Nur eine Normalisierung oder der Aufbruch in die Deindustrialisierung?

Die Monate im Anschluss an die Pandemie waren für die deutsche Industrie von einer besonders starken Nachfrage geprägt. Nicht nur die Auftragseingänge stiegen sprunghaft an. Auch der Auftragsbestand erhöhte sich kontinuierlich, weil viele der Aufträge aufgrund von fehlenden Vorprodukten und Rohstoffen nicht zeitnah abgearbeitet werden konnten.

In der Zwischenzeit hat sich das Bild gewandelt, denn die Inflation bestimmt das Bild. Sie lässt den Verbrauchern immer weniger Spielraum, was auch bei der Industrie dazu führt, dass weniger produziert wird. So schlägt sich die geschwächte Nachfrage sehr schnell auch in einer deutlich geringeren Investitionsneigung nieder.

Im September verbuchte die deutsche Industrie deshalb nur noch einen Auftragseingang, der um 4,0 Prozent unter dem Niveau vom August lag. Im Vergleich zum September 2021 ging das Volumen der neuen Aufträge sogar um fast elf Prozent zurück. Solche Werte schmerzen, obwohl der Rückgang von einem sehr hohen Niveau aus erfolgte und jedem im Vorfeld klar war, dass der paradiesische Zustand der Nach-Coronazeit nicht ewig anhalten würde.

Die Sorgen sind durchaus berechtigt

Der September setzte damit nahtlos eine Entwicklung fort, die bereits den Juli und den August gekennzeichnet hatte. Nun wird in vielen Betrieben darüber gerätselt, ob nur die Nachholeffekte im Zuge der Corona-Pandemie beendet sind oder schon bereits die Deindustrialisierung Deutschlands begonnen hat.

Gute Argumente finden sich für beide Annahmen. Doch da die Auftragseingänge derzeit lediglich wieder auf das Niveau von der Corona-Krise zurückgekommen sind, scheint die deutsche Industriewelt noch in Ordnung zu sein. Allerdings zeichnen sich mit den hohen Energiepreisen und der schwindenden Kaufkraft der Endverbraucher bereits weitere dunkle Wolken am Horizont ab.

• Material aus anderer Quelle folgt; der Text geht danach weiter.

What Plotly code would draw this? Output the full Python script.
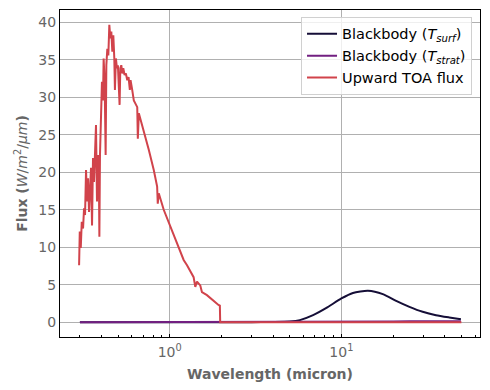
import plotly.graph_objects as go
import math

# Upward TOA flux (wavelength in micron, flux in W/m2/um)
toa_wl = [0.2967, 0.2994, 0.3034, 0.3075, 0.3129, 0.3171, 0.3214, 0.3257, 0.3301, 0.3345,
          0.3390, 0.3436, 0.3482, 0.3529, 0.3576, 0.3624, 0.3673, 0.3722, 0.3772, 0.3823,
          0.3874, 0.3895, 0.3926, 0.3979, 0.4032, 0.4086, 0.4124, 0.4180, 0.4236, 0.4276,
          0.4333, 0.4392, 0.4451, 0.4511, 0.4571, 0.4633, 0.4695, 0.4758, 0.4797, 0.4861,
          0.4927, 0.4993, 0.5108, 0.5157, 0.5226, 0.5296, 0.5367, 0.5460, 0.5556, 0.5661,
          0.5760, 0.5861, 0.5916, 0.6049, 0.6180, 0.6471, 0.6523, 0.6611, 0.7066, 0.7554,
          0.8077, 0.8451, 0.8520, 0.8635, 0.9231, 1.0094, 1.1039, 1.2058, 1.2617, 1.3781,
          1.4096, 1.4419, 1.5070, 1.5414, 1.6480, 1.7222, 1.9240, 1.9600, 1.9684, 5.0, 50.0]
toa_flux = [7.6, 12.1, 9.9, 13.4, 12.5, 15.2, 14.3, 20.3, 16.1, 19.2,
            14.7, 18.7, 20.6, 12.9, 21.9, 18.7, 22.3, 26.3, 16.1, 22.3,
            17.8, 11.4, 22.3, 27.6, 32.1, 29.6, 35.2, 32.1, 22.3, 34.3,
            36.5, 35.6, 39.7, 37.9, 38.8, 36.1, 38.3, 35.2, 31.0, 35.2,
            33.9, 34.3, 29.0, 33.9, 34.3, 33.2, 33.9, 33.0, 33.2, 32.3,
            32.7, 31.0, 32.3, 31.0, 29.6, 28.7, 24.5, 27.9, 25.6, 23.0,
            20.3, 18.1, 15.8, 17.2, 15.0, 12.7, 10.5, 8.3, 7.6, 6.0,
            4.7, 5.4, 4.9, 4.0, 3.6, 3.2, 2.3, 2.2, 0.0, 0.0, 0.0]

# Blackbody at surface temperature
bbs_wl = [0.3, 1.0, 3.0, 4.0, 5.01, 5.73, 6.84, 8.18, 10.0, 11.68, 14.27, 17.43, 20.84,
          24.90, 29.74, 35.56, 42.48, 49.67]
bbs_flux = [0.0, 0.0, 0.0, 0.02, 0.08, 0.27, 0.93, 1.9, 3.16, 3.9, 4.18, 3.74, 2.84,
            2.04, 1.38, 0.93, 0.63, 0.40]

# Blackbody at stratospheric temperature
bbt_wl = [0.3, 1.0, 5.0, 8.0, 12.0, 16.0, 20.0, 25.0, 30.0, 40.0, 49.67]
bbt_flux = [0.0, 0.0, 0.0, 0.005, 0.03, 0.07, 0.10, 0.13, 0.14, 0.14, 0.13]

xticks = [1, 10]
xticklabels = ["10<sup>0</sup>", "10<sup>1</sup>"]
minor_ticks = [0.3, 0.4, 0.5, 0.6, 0.7, 0.8, 0.9, 2, 3, 4, 5, 6, 7, 8, 9, 20, 30, 40, 50, 60]
yticks = [0, 5, 10, 15, 20, 25, 30, 35, 40]

FONT = "DejaVu Sans"
GRAY = "#666666"

fig = go.Figure()
fig.add_trace(go.Scatter(x=bbs_wl, y=bbs_flux, mode="lines",
                         line=dict(color="#150e37", width=2, shape="spline", smoothing=0.6),
                         name="Blackbody (<i>T</i><sub><i>surf</i></sub>)"))
fig.add_trace(go.Scatter(x=bbt_wl, y=bbt_flux, mode="lines",
                         line=dict(color="#721f81", width=2),
                         name="Blackbody (<i>T</i><sub><i>strat</i></sub>)"))
fig.add_trace(go.Scatter(x=toa_wl, y=toa_flux, mode="lines",
                         line=dict(color="#d1434b", width=2),
                         name="Upward TOA flux"))

lo = math.log10(0.2967)
hi = math.log10(49.67)
pad = (hi - lo) * 0.05

fig.update_layout(
    width=490, height=390,
    margin=dict(l=52, r=18, t=2, b=61),
    paper_bgcolor="white", plot_bgcolor="white",
    font=dict(family=FONT, size=14, color=GRAY),
    showlegend=True,
    legend=dict(x=0.981, y=0.979, xanchor="right", yanchor="top",
                bgcolor="rgba(255,255,255,0.8)", bordercolor="#d0d0d0", borderwidth=1,
                font=dict(family=FONT, size=14.5, color="black"),
                tracegroupgap=0, itemwidth=30),
    xaxis=dict(type="log", range=[lo - pad, hi + pad], automargin=False,
               tickvals=xticks, ticktext=xticklabels,
               ticks="inside", ticklen=3.5, tickcolor="black",
               ticklabelstandoff=2,
               showgrid=True, gridcolor="#b0b0b0", gridwidth=1,
               showline=True, linecolor="black", linewidth=1, mirror=True,
               zeroline=False,
               tickfont=dict(family=FONT, size=14, color=GRAY),
               minor=dict(tickvals=minor_ticks, ticks="inside", ticklen=2,
                          tickcolor="black", showgrid=False),
               title=dict(text="<b>Wavelength (micron)</b>", standoff=10,
                          font=dict(family=FONT, size=14, color=GRAY))),
    yaxis=dict(range=[-1.985, 41.67], tickvals=yticks, automargin=False,
               ticks="", showgrid=True, gridcolor="#b0b0b0", gridwidth=1,
               showline=True, linecolor="black", linewidth=1, mirror=True,
               zeroline=False,
               tickfont=dict(family=FONT, size=14, color=GRAY),
               title=dict(text="<b>Flux (</b><i>W</i>/<i>m</i><sup>2</sup>/<i>μm</i><b>)</b>",
                          standoff=7,
                          font=dict(family=FONT, size=14, color=GRAY))),
)

fig.write_html("out.html")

Kritisch zu werten ist an dieser Stelle auch, dass das überraschend starke Wachstum von 0,3 Prozent im dritten Quartal vor allem den Käufen der Endverbraucher zu verdanken war. Sollte es sich bei diesen Käufen nicht um einen neuen Trend, sondern nur um vorgezogene Käufe handeln, die vor allem mit Blick auf die erwartete zukünftige Inflation getätigt worden sind, könnte es schnell wieder dunkel werden.